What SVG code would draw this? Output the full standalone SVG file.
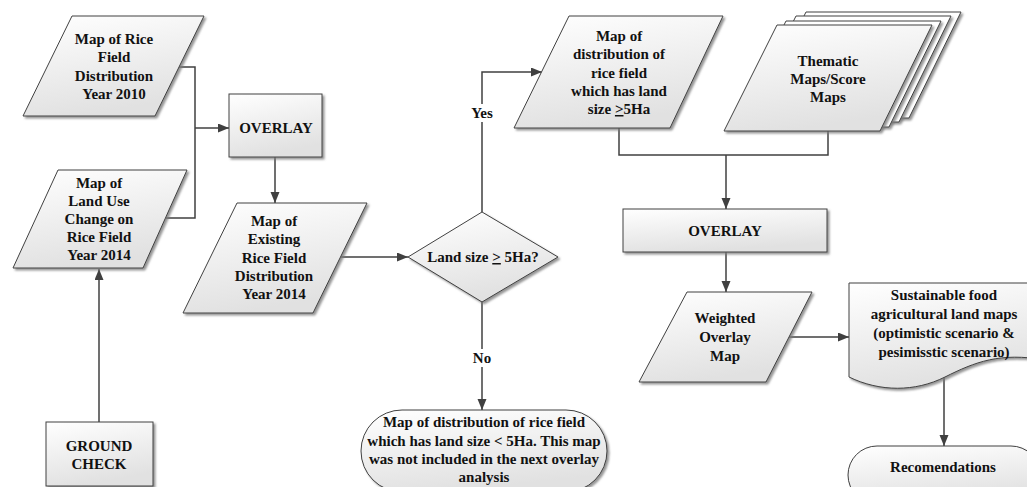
<svg xmlns="http://www.w3.org/2000/svg" width="1027" height="487" viewBox="0 0 1027 487">
<defs>
<linearGradient id="g" x1="0" y1="0" x2="0.3" y2="1">
<stop offset="0" stop-color="#ffffff"/>
<stop offset="1" stop-color="#e1e1e1"/>
</linearGradient>
<filter id="sh" x="-10%" y="-10%" width="130%" height="130%">
<feDropShadow dx="2" dy="2" stdDeviation="0.8" flood-color="#7a7a7a" flood-opacity="0.8"/>
</filter>
<marker id="ah" markerUnits="userSpaceOnUse" markerWidth="12" markerHeight="10" refX="11" refY="4.5" orient="auto">
<path d="M0,0 L11,4.5 L0,9 Z" fill="#404040"/>
</marker>
<style>
.s{fill:url(#g);stroke:#404040;stroke-width:1;filter:url(#sh)}
.w{fill:#ffffff;stroke:#404040;stroke-width:1;filter:url(#sh)}
.c{fill:none;stroke:#404040;stroke-width:1.5}
.a{marker-end:url(#ah)}
text{font-family:"Liberation Serif","Times New Roman",serif;font-weight:bold;font-size:15px;fill:#111;text-anchor:middle}
</style>
</defs>
<rect width="1027" height="487" fill="#ffffff"/>

<g id="connectors">
<path class="c" d="M179,67 H195 V218 H166"/>
<path class="c a" d="M195,128 H229"/>
<path class="c a" d="M275,157 V203"/>
<path class="c a" d="M99,422 V269"/>
<path class="c a" d="M341,257 H408"/>
<path class="c a" d="M482,212 V72 H542"/>
<path class="c a" d="M482,302 V410"/>
<path class="c" d="M619,128 V155 H828 V131"/>
<path class="c a" d="M726,155 V209"/>
<path class="c a" d="M726,252 V292"/>
<path class="c a" d="M788,337 H849"/>
<path class="c a" d="M944,377 V446"/>
<rect x="467" y="104" width="30" height="18" fill="#ffffff"/>
<text x="482" y="118">Yes</text>
<rect x="470" y="349" width="24" height="18" fill="#ffffff"/>
<text x="482" y="363">No</text>
</g>

<g id="n-map2010">
<path class="s" d="M72,16 L204,16 L155,116 L23,116 Z"/>
<text x="114" y="44">Map of Rice</text>
<text x="114" y="62">Field</text>
<text x="114" y="81">Distribution</text>
<text x="114" y="99">Year 2010</text>
</g>

<g id="n-landuse">
<path class="s" d="M58,170 L187,170 L143,268 L13,268 Z"/>
<text x="99" y="188">Map of</text>
<text x="99" y="206">Land Use</text>
<text x="99" y="224">Change on</text>
<text x="99" y="242">Rice Field</text>
<text x="99" y="260">Year 2014</text>
</g>

<g id="n-ground">
<rect class="s" x="46" y="422" width="107" height="64"/>
<text x="99" y="451">GROUND</text>
<text x="99" y="469">CHECK</text>
</g>

<g id="n-overlay1">
<rect class="s" x="229" y="94" width="93" height="63"/>
<text x="276" y="133">OVERLAY</text>
</g>

<g id="n-existing">
<path class="s" d="M237,203 L367,203 L313,313 L183,313 Z"/>
<text x="274" y="226">Map of</text>
<text x="274" y="244">Existing</text>
<text x="274" y="263">Rice Field</text>
<text x="274" y="281">Distribution</text>
<text x="274" y="299">Year 2014</text>
</g>

<g id="n-decision">
<path class="s" d="M408,257 L482,212 L558,257 L482,302 Z"/>
<text x="483" y="262">Land size <tspan text-decoration="underline">&gt;</tspan> 5Ha?</text>
</g>

<g id="n-small">
<rect class="s" x="361" y="410" width="246" height="82" rx="41" ry="41"/>
<text x="484" y="427">Map of distribution of rice field</text>
<text x="484" y="446">which has land size &lt; 5Ha. This map</text>
<text x="484" y="464">was not included in the next overlay</text>
<text x="484" y="482">analysis</text>
</g>

<g id="n-large">
<path class="s" d="M569,16 L723,16 L670,128 L514,128 Z"/>
<text x="619" y="41">Map of</text>
<text x="619" y="59">distribution of</text>
<text x="619" y="78">rice field</text>
<text x="619" y="96">which has land</text>
<text x="619" y="114">size <tspan text-decoration="underline">&gt;</tspan>5Ha</text>
</g>

<g id="n-thematic">
<path class="w" d="M806,12 L961,12 L909,118 L753,118 Z"/>
<path class="w" d="M796,16 L951,16 L899,122 L743,122 Z"/>
<path class="w" d="M786,21 L941,21 L889,127 L733,127 Z"/>
<path class="s" d="M777,25 L932,25 L880,131 L724,131 Z"/>
<text x="828" y="66">Thematic</text>
<text x="828" y="84">Maps/Score</text>
<text x="828" y="102">Maps</text>
</g>

<g id="n-overlay2">
<rect class="s" x="623" y="209" width="204" height="43"/>
<text x="725" y="236">OVERLAY</text>
</g>

<g id="n-weighted">
<path class="s" d="M687,292 L812,292 L766,382 L639,382 Z"/>
<text x="725" y="323">Weighted</text>
<text x="725" y="342">Overlay</text>
<text x="725" y="361">Map</text>
</g>

<g id="n-sustainable">
<path class="s" d="M849,283 H1045 V360 C1000,352 975,362 945,377 C915,392 880,392 849,377 Z"/>
<text x="944" y="300">Sustainable food</text>
<text x="944" y="319">agricultural land maps</text>
<text x="944" y="338">(optimistic scenario &amp;</text>
<text x="944" y="357">pesimisstic scenario)</text>
</g>

<g id="n-recom">
<rect class="s" x="848" y="446" width="192" height="58" rx="29" ry="29"/>
<text x="943" y="472">Recomendations</text>
</g>
</svg>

· · · · · · ·

- [TO DO] Repeat the listing in full and exactly. Leave any pictures out.

- [THE COMPLETED TASK]
What SVG code would draw this? Output the full standalone SVG file.
<svg xmlns="http://www.w3.org/2000/svg" width="1027" height="487" viewBox="0 0 1027 487">
<defs>
<linearGradient id="g" x1="0" y1="0" x2="0.3" y2="1">
<stop offset="0" stop-color="#ffffff"/>
<stop offset="1" stop-color="#e1e1e1"/>
</linearGradient>
<filter id="sh" x="-10%" y="-10%" width="130%" height="130%">
<feDropShadow dx="2" dy="2" stdDeviation="0.8" flood-color="#7a7a7a" flood-opacity="0.8"/>
</filter>
<marker id="ah" markerUnits="userSpaceOnUse" markerWidth="12" markerHeight="10" refX="11" refY="4.5" orient="auto">
<path d="M0,0 L11,4.5 L0,9 Z" fill="#404040"/>
</marker>
<style>
.s{fill:url(#g);stroke:#404040;stroke-width:1;filter:url(#sh)}
.w{fill:#ffffff;stroke:#404040;stroke-width:1;filter:url(#sh)}
.c{fill:none;stroke:#404040;stroke-width:1.5}
.a{marker-end:url(#ah)}
text{font-family:"Liberation Serif","Times New Roman",serif;font-weight:bold;font-size:15px;fill:#111;text-anchor:middle}
</style>
</defs>
<rect width="1027" height="487" fill="#ffffff"/>

<g id="connectors">
<path class="c" d="M179,67 H195 V218 H166"/>
<path class="c a" d="M195,128 H229"/>
<path class="c a" d="M275,157 V203"/>
<path class="c a" d="M99,422 V269"/>
<path class="c a" d="M341,257 H408"/>
<path class="c a" d="M482,212 V72 H542"/>
<path class="c a" d="M482,302 V410"/>
<path class="c" d="M619,128 V155 H828 V131"/>
<path class="c a" d="M726,155 V209"/>
<path class="c a" d="M726,252 V292"/>
<path class="c a" d="M788,337 H849"/>
<path class="c a" d="M944,377 V446"/>
<rect x="467" y="104" width="30" height="18" fill="#ffffff"/>
<text x="482" y="118">Yes</text>
<rect x="470" y="349" width="24" height="18" fill="#ffffff"/>
<text x="482" y="363">No</text>
</g>

<g id="n-map2010">
<path class="s" d="M72,16 L204,16 L155,116 L23,116 Z"/>
<text x="114" y="44">Map of Rice</text>
<text x="114" y="62">Field</text>
<text x="114" y="81">Distribution</text>
<text x="114" y="99">Year 2010</text>
</g>

<g id="n-landuse">
<path class="s" d="M58,170 L187,170 L143,268 L13,268 Z"/>
<text x="99" y="188">Map of</text>
<text x="99" y="206">Land Use</text>
<text x="99" y="224">Change on</text>
<text x="99" y="242">Rice Field</text>
<text x="99" y="260">Year 2014</text>
</g>

<g id="n-ground">
<rect class="s" x="46" y="422" width="107" height="64"/>
<text x="99" y="451">GROUND</text>
<text x="99" y="469">CHECK</text>
</g>

<g id="n-overlay1">
<rect class="s" x="229" y="94" width="93" height="63"/>
<text x="276" y="133">OVERLAY</text>
</g>

<g id="n-existing">
<path class="s" d="M237,203 L367,203 L313,313 L183,313 Z"/>
<text x="274" y="226">Map of</text>
<text x="274" y="244">Existing</text>
<text x="274" y="263">Rice Field</text>
<text x="274" y="281">Distribution</text>
<text x="274" y="299">Year 2014</text>
</g>

<g id="n-decision">
<path class="s" d="M408,257 L482,212 L558,257 L482,302 Z"/>
<text x="483" y="262">Land size <tspan text-decoration="underline">&gt;</tspan> 5Ha?</text>
</g>

<g id="n-small">
<rect class="s" x="361" y="410" width="246" height="82" rx="41" ry="41"/>
<text x="484" y="427">Map of distribution of rice field</text>
<text x="484" y="446">which has land size &lt; 5Ha. This map</text>
<text x="484" y="464">was not included in the next overlay</text>
<text x="484" y="482">analysis</text>
</g>

<g id="n-large">
<path class="s" d="M569,16 L723,16 L670,128 L514,128 Z"/>
<text x="619" y="41">Map of</text>
<text x="619" y="59">distribution of</text>
<text x="619" y="78">rice field</text>
<text x="619" y="96">which has land</text>
<text x="619" y="114">size <tspan text-decoration="underline">&gt;</tspan>5Ha</text>
</g>

<g id="n-thematic">
<path class="w" d="M806,12 L961,12 L909,118 L753,118 Z"/>
<path class="w" d="M796,16 L951,16 L899,122 L743,122 Z"/>
<path class="w" d="M786,21 L941,21 L889,127 L733,127 Z"/>
<path class="s" d="M777,25 L932,25 L880,131 L724,131 Z"/>
<text x="828" y="66">Thematic</text>
<text x="828" y="84">Maps/Score</text>
<text x="828" y="102">Maps</text>
</g>

<g id="n-overlay2">
<rect class="s" x="623" y="209" width="204" height="43"/>
<text x="725" y="236">OVERLAY</text>
</g>

<g id="n-weighted">
<path class="s" d="M687,292 L812,292 L766,382 L639,382 Z"/>
<text x="725" y="323">Weighted</text>
<text x="725" y="342">Overlay</text>
<text x="725" y="361">Map</text>
</g>

<g id="n-sustainable">
<path class="s" d="M849,283 H1045 V360 C1000,352 975,362 945,377 C915,392 880,392 849,377 Z"/>
<text x="944" y="300">Sustainable food</text>
<text x="944" y="319">agricultural land maps</text>
<text x="944" y="338">(optimistic scenario &amp;</text>
<text x="944" y="357">pesimisstic scenario)</text>
</g>

<g id="n-recom">
<rect class="s" x="848" y="446" width="192" height="58" rx="29" ry="29"/>
<text x="943" y="472">Recomendations</text>
</g>
</svg>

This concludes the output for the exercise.